→ Supplied records
★ ★ ★ ★
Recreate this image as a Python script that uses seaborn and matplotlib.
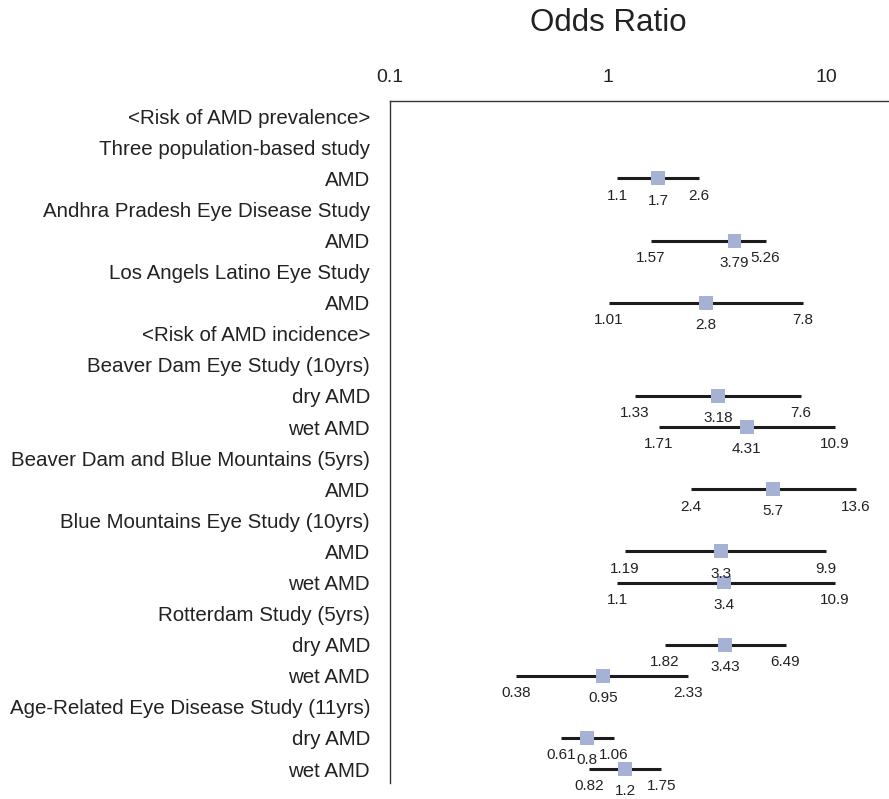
"""Forest plot: odds ratios for AMD prevalence and incidence"""
import matplotlib
matplotlib.use("Agg")
import matplotlib.pyplot as plt
import seaborn as sns

# row labels, top to bottom
row_labels = [
    "<Risk of AMD prevalence>",
    "Three population-based study",
    "AMD",
    "Andhra Pradesh Eye Disease Study",
    "AMD",
    "Los Angels Latino Eye Study",
    "AMD",
    "<Risk of AMD incidence>",
    "Beaver Dam Eye Study (10yrs)",
    "dry AMD",
    "wet AMD",
    "Beaver Dam and Blue Mountains (5yrs)",
    "AMD",
    "Blue Mountains Eye Study (10yrs)",
    "AMD",
    "wet AMD",
    "Rotterdam Study (5yrs)",
    "dry AMD",
    "wet AMD",
    "Age-Related Eye Disease Study (11yrs)",
    "dry AMD",
    "wet AMD",
]

# rows that carry an estimate, and the estimates themselves
est_rows = [2, 4, 6, 9, 10, 12, 14, 15, 17, 18, 20, 21]
odds_ratio = [1.7, 3.79, 2.8, 3.18, 4.31, 5.7, 3.3, 3.4, 3.43, 0.95, 0.8, 1.2]
ci_low = [1.1, 1.57, 1.01, 1.33, 1.71, 2.4, 1.19, 1.1, 1.82, 0.38, 0.61, 0.82]
ci_high = [2.6, 5.26, 7.8, 7.6, 10.9, 13.6, 9.9, 10.9, 6.49, 2.33, 1.06, 1.75]

x_ticks = [0.1, 1, 10]
x_tick_labels = ["0.1", "1", "10"]

sns.set_style("white")
plt.rcParams["font.family"] = ["Liberation Sans", "DejaVu Sans"]

fig = plt.figure(figsize=(8.89, 7.99), dpi=100)
ax = fig.add_axes([389.5 / 889, 1 - 783 / 799, 1 - 389.5 / 889, (783 - 101) / 799])

line_col = "#1c1c1c"
box_col = "#a5b2d4"
txt_col = "#222222"

# confidence intervals
ax.hlines(est_rows, ci_low, ci_high, color=line_col, linewidth=2.2, zorder=2)

# point estimates
sns.scatterplot(x=odds_ratio, y=est_rows, marker="s", s=100, color=box_col,
                edgecolor="none", linewidth=0, ax=ax, zorder=3, legend=False)

# numbers under each bar
for r, o, lo, hi in zip(est_rows, odds_ratio, ci_low, ci_high):
    ax.annotate(str(lo), (lo, r), xytext=(0, -12.5), textcoords="offset points",
                ha="center", va="center", fontsize=11, color=txt_col)
    ax.annotate(str(hi), (hi, r), xytext=(0, -12.5), textcoords="offset points",
                ha="center", va="center", fontsize=11, color=txt_col)
    ax.annotate(str(o), (o, r), xytext=(0, -16), textcoords="offset points",
                ha="center", va="center", fontsize=11, color=txt_col)

ax.set_xscale("log")
ax.set_xlim(0.1, 19.3)
ax.set_ylim(21.45, -0.49)

ax.xaxis.tick_top()
ax.set_xticks(x_ticks)
ax.set_xticklabels(x_tick_labels, fontsize=14, color=txt_col)
ax.minorticks_off()
ax.tick_params(axis="x", length=0, pad=11)

ax.set_yticks(range(len(row_labels)))
ax.set_yticklabels(row_labels, fontsize=14.8, color=txt_col)
ax.tick_params(axis="y", length=0, pad=14)

for side in ["right", "bottom"]:
    ax.spines[side].set_visible(False)
for side in ["top", "left"]:
    ax.spines[side].set_color("#333333")
    ax.spines[side].set_linewidth(1.0)

ax.grid(False)

fig.text(608 / 889, 1 - 23 / 799, "Odds Ratio", ha="center", va="center",
         fontsize=22.5, color=txt_col)

fig.savefig("out.png", dpi=100)
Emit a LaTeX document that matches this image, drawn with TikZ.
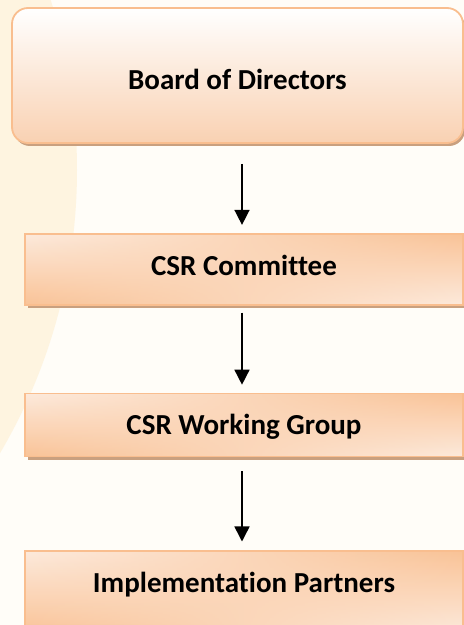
\documentclass[tikz,border=0pt]{standalone}
\usepackage{fontspec}
\setmainfont{Carlito}[Ligatures=NoCommon]
\usepackage{tikz}
\usetikzlibrary{positioning,arrows.meta,shadows,fadings}
\definecolor{bgc}{HTML}{FFFDF8}
\definecolor{sidec}{HTML}{FEF4E0}
\definecolor{edgec}{HTML}{F9BE8F}
\definecolor{shadowc}{HTML}{C9A07F}
\definecolor{peachc}{HTML}{F9C397}
\definecolor{lightc}{HTML}{FDEADC}
\definecolor{boardc}{HTML}{F9D1B2}
\tikzfading[name=lefttoright, left color=transparent!100, right color=transparent!0]

\begin{document}
\begin{tikzpicture}[x=1pt,y=1pt,line width=1.5pt,
	rolebox/.style={draw=edgec,line width=1.8pt,minimum width=438pt,
		font=\fontsize{29}{34}\selectfont\bfseries,text depth=0pt,
		top color=lightc,bottom color=peachc,
		drop shadow={shadow xshift=3pt,shadow yshift=-3pt,fill=shadowc,opacity=1},
		postaction={path fading=lefttoright,top color=peachc,bottom color=lightc},
		postaction={draw=edgec,line width=1.8pt}},
	boardbox/.style={draw=edgec,line width=1.8pt,rounded corners=16pt,
		minimum width=451pt,minimum height=135pt,
		font=\fontsize{29}{34}\selectfont\bfseries,text depth=0pt,text height=28.7pt,
		top color=white,bottom color=boardc,
		drop shadow={shadow xshift=2pt,shadow yshift=-3pt,fill=shadowc,opacity=1}},
	flow/.style={-{Triangle[width=15pt,length=15pt]},line width=1.5pt}]
	\useasboundingbox (0,0) rectangle (464,625);
	\fill[bgc] (0,0) rectangle (464,625);
	\begin{scope}
		\clip (0,0) rectangle (464,625);
		\fill[sidec] (-481.6,455) circle (558.6);
	\end{scope}
	% boxes
	\node[boardbox] (bod) at (237.5,549.5) {Board of Directors};
	\node[rolebox,minimum height=71pt,text height=11.7pt,below=89pt of bod,xshift=6.5pt] (csr) {CSR Committee};
	\node[rolebox,minimum height=63pt,text height=18.7pt,below=87pt of csr] (wg) {CSR Working Group};
	\node[rolebox,minimum height=82pt,text height=0.7pt,below=93pt of wg] (ip) {Implementation Partners};
	% arrows
	\coordinate (axis) at (242,0);
	\draw[flow,shorten <=20pt,shorten >=8pt] (bod.south -| axis) -- (csr.north -| axis);
	\draw[flow,shorten <=7pt,shorten >=8pt] (csr.south -| axis) -- (wg.north -| axis);
	\draw[flow,shorten <=14pt,shorten >=9pt] (wg.south -| axis) -- (ip.north -| axis);
\end{tikzpicture}
\end{document}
★ ★ ★ ★
→ What is expected
Strip out the images, then output the records above word for word.

→ Final answer
Recreate this image as a Python script that uses seaborn and matplotlib.
"""Forest plot: odds ratios for AMD prevalence and incidence"""
import matplotlib
matplotlib.use("Agg")
import matplotlib.pyplot as plt
import seaborn as sns

# row labels, top to bottom
row_labels = [
    "<Risk of AMD prevalence>",
    "Three population-based study",
    "AMD",
    "Andhra Pradesh Eye Disease Study",
    "AMD",
    "Los Angels Latino Eye Study",
    "AMD",
    "<Risk of AMD incidence>",
    "Beaver Dam Eye Study (10yrs)",
    "dry AMD",
    "wet AMD",
    "Beaver Dam and Blue Mountains (5yrs)",
    "AMD",
    "Blue Mountains Eye Study (10yrs)",
    "AMD",
    "wet AMD",
    "Rotterdam Study (5yrs)",
    "dry AMD",
    "wet AMD",
    "Age-Related Eye Disease Study (11yrs)",
    "dry AMD",
    "wet AMD",
]

# rows that carry an estimate, and the estimates themselves
est_rows = [2, 4, 6, 9, 10, 12, 14, 15, 17, 18, 20, 21]
odds_ratio = [1.7, 3.79, 2.8, 3.18, 4.31, 5.7, 3.3, 3.4, 3.43, 0.95, 0.8, 1.2]
ci_low = [1.1, 1.57, 1.01, 1.33, 1.71, 2.4, 1.19, 1.1, 1.82, 0.38, 0.61, 0.82]
ci_high = [2.6, 5.26, 7.8, 7.6, 10.9, 13.6, 9.9, 10.9, 6.49, 2.33, 1.06, 1.75]

x_ticks = [0.1, 1, 10]
x_tick_labels = ["0.1", "1", "10"]

sns.set_style("white")
plt.rcParams["font.family"] = ["Liberation Sans", "DejaVu Sans"]

fig = plt.figure(figsize=(8.89, 7.99), dpi=100)
ax = fig.add_axes([389.5 / 889, 1 - 783 / 799, 1 - 389.5 / 889, (783 - 101) / 799])

line_col = "#1c1c1c"
box_col = "#a5b2d4"
txt_col = "#222222"

# confidence intervals
ax.hlines(est_rows, ci_low, ci_high, color=line_col, linewidth=2.2, zorder=2)

# point estimates
sns.scatterplot(x=odds_ratio, y=est_rows, marker="s", s=100, color=box_col,
                edgecolor="none", linewidth=0, ax=ax, zorder=3, legend=False)

# numbers under each bar
for r, o, lo, hi in zip(est_rows, odds_ratio, ci_low, ci_high):
    ax.annotate(str(lo), (lo, r), xytext=(0, -12.5), textcoords="offset points",
                ha="center", va="center", fontsize=11, color=txt_col)
    ax.annotate(str(hi), (hi, r), xytext=(0, -12.5), textcoords="offset points",
                ha="center", va="center", fontsize=11, color=txt_col)
    ax.annotate(str(o), (o, r), xytext=(0, -16), textcoords="offset points",
                ha="center", va="center", fontsize=11, color=txt_col)

ax.set_xscale("log")
ax.set_xlim(0.1, 19.3)
ax.set_ylim(21.45, -0.49)

ax.xaxis.tick_top()
ax.set_xticks(x_ticks)
ax.set_xticklabels(x_tick_labels, fontsize=14, color=txt_col)
ax.minorticks_off()
ax.tick_params(axis="x", length=0, pad=11)

ax.set_yticks(range(len(row_labels)))
ax.set_yticklabels(row_labels, fontsize=14.8, color=txt_col)
ax.tick_params(axis="y", length=0, pad=14)

for side in ["right", "bottom"]:
    ax.spines[side].set_visible(False)
for side in ["top", "left"]:
    ax.spines[side].set_color("#333333")
    ax.spines[side].set_linewidth(1.0)

ax.grid(False)

fig.text(608 / 889, 1 - 23 / 799, "Odds Ratio", ha="center", va="center",
         fontsize=22.5, color=txt_col)

fig.savefig("out.png", dpi=100)
Emit a LaTeX document that matches this image, drawn with TikZ.
\documentclass[tikz,border=0pt]{standalone}
\usepackage{fontspec}
\setmainfont{Carlito}[Ligatures=NoCommon]
\usepackage{tikz}
\usetikzlibrary{positioning,arrows.meta,shadows,fadings}
\definecolor{bgc}{HTML}{FFFDF8}
\definecolor{sidec}{HTML}{FEF4E0}
\definecolor{edgec}{HTML}{F9BE8F}
\definecolor{shadowc}{HTML}{C9A07F}
\definecolor{peachc}{HTML}{F9C397}
\definecolor{lightc}{HTML}{FDEADC}
\definecolor{boardc}{HTML}{F9D1B2}
\tikzfading[name=lefttoright, left color=transparent!100, right color=transparent!0]

\begin{document}
\begin{tikzpicture}[x=1pt,y=1pt,line width=1.5pt,
	rolebox/.style={draw=edgec,line width=1.8pt,minimum width=438pt,
		font=\fontsize{29}{34}\selectfont\bfseries,text depth=0pt,
		top color=lightc,bottom color=peachc,
		drop shadow={shadow xshift=3pt,shadow yshift=-3pt,fill=shadowc,opacity=1},
		postaction={path fading=lefttoright,top color=peachc,bottom color=lightc},
		postaction={draw=edgec,line width=1.8pt}},
	boardbox/.style={draw=edgec,line width=1.8pt,rounded corners=16pt,
		minimum width=451pt,minimum height=135pt,
		font=\fontsize{29}{34}\selectfont\bfseries,text depth=0pt,text height=28.7pt,
		top color=white,bottom color=boardc,
		drop shadow={shadow xshift=2pt,shadow yshift=-3pt,fill=shadowc,opacity=1}},
	flow/.style={-{Triangle[width=15pt,length=15pt]},line width=1.5pt}]
	\useasboundingbox (0,0) rectangle (464,625);
	\fill[bgc] (0,0) rectangle (464,625);
	\begin{scope}
		\clip (0,0) rectangle (464,625);
		\fill[sidec] (-481.6,455) circle (558.6);
	\end{scope}
	% boxes
	\node[boardbox] (bod) at (237.5,549.5) {Board of Directors};
	\node[rolebox,minimum height=71pt,text height=11.7pt,below=89pt of bod,xshift=6.5pt] (csr) {CSR Committee};
	\node[rolebox,minimum height=63pt,text height=18.7pt,below=87pt of csr] (wg) {CSR Working Group};
	\node[rolebox,minimum height=82pt,text height=0.7pt,below=93pt of wg] (ip) {Implementation Partners};
	% arrows
	\coordinate (axis) at (242,0);
	\draw[flow,shorten <=20pt,shorten >=8pt] (bod.south -| axis) -- (csr.north -| axis);
	\draw[flow,shorten <=7pt,shorten >=8pt] (csr.south -| axis) -- (wg.north -| axis);
	\draw[flow,shorten <=14pt,shorten >=9pt] (wg.south -| axis) -- (ip.north -| axis);
\end{tikzpicture}
\end{document}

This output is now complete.